I’ve believed for years that the only point of a business is to provide the best possible service to its clients. What’s possible may not always be as good as one might like, but to strive to be anything less than the best feels to me like setting one's ambition unbearably low.
That’s not always a position that’s popular with shareholders. In two companies I’ve been told by Chief Executives ‘we don’t always have to be the best though, do we?’ One of those companies went on to achieve great success despite its mediocrity, the other achieved only mediocrity. I suspect that if the Chief Executives read these words and realised they applied to them, each would be convinced that their company was the one I regarded as successful.
In fact, in my view both have failed. Both are known in the market place to deliver poor value for money. If the successful one has prospered it is only because it has been able, by clever positioning, to persuade customers that it’s the safe choice. There was a time when it was said that ‘no-one ever got fired for buying IBM’; the successful mediocrity managed to create itself a position of similar dominance, in its own much smaller market.
So the shareholders did well. But it saddens me to think how much more they could have achieved had they been prepared to go the extra mile and deliver quality.
That’s why the most impressive moment of the first week in my new company was a sales presentation at which we were accompanied by representatives of an existing client. They faced the audience and told them ‘you have to buy this system’ and set out to prove their point by describing what they’d done with it themselves and what they’d achieved as a result.

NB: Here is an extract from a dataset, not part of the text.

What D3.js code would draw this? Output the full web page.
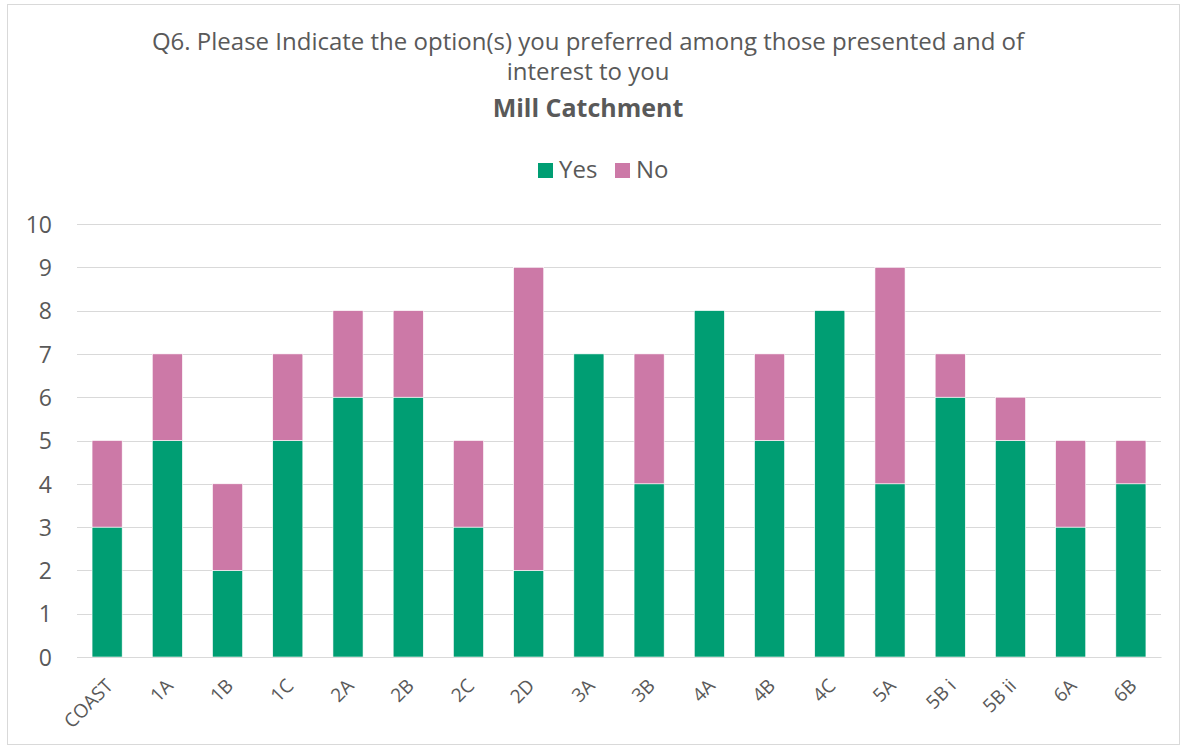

Now that’s something I’ve never seen before and it’s exactly what I think business should be about: clients so pleased with the product that they will go out and urge others to buy it. I’ve had clients before who’ll receive a visit from new prospects, but it’s the first time I’ve seen them go to them to try to win them over.
So it was a good week.
I ended it in Torbay, in Devon, a place closely linked to where I spent my adolescence. Turning up there early for my meeting, I went for a walk along the promenade. In February, in England, you don’t expect sun beating down from a blue sky. But being in a place with pleasant associations for me, after a week which had given me some encouraging surprises, I didn’t feel the fine rain, just the freshness; I wasn't bothered by the wind, just enjoyed the sea air; and I didn’t feel oppressed by the dark skies, just revelled in the concert of slate grey sea under light grey clouds, with the white crests of the waves whipped by the wind.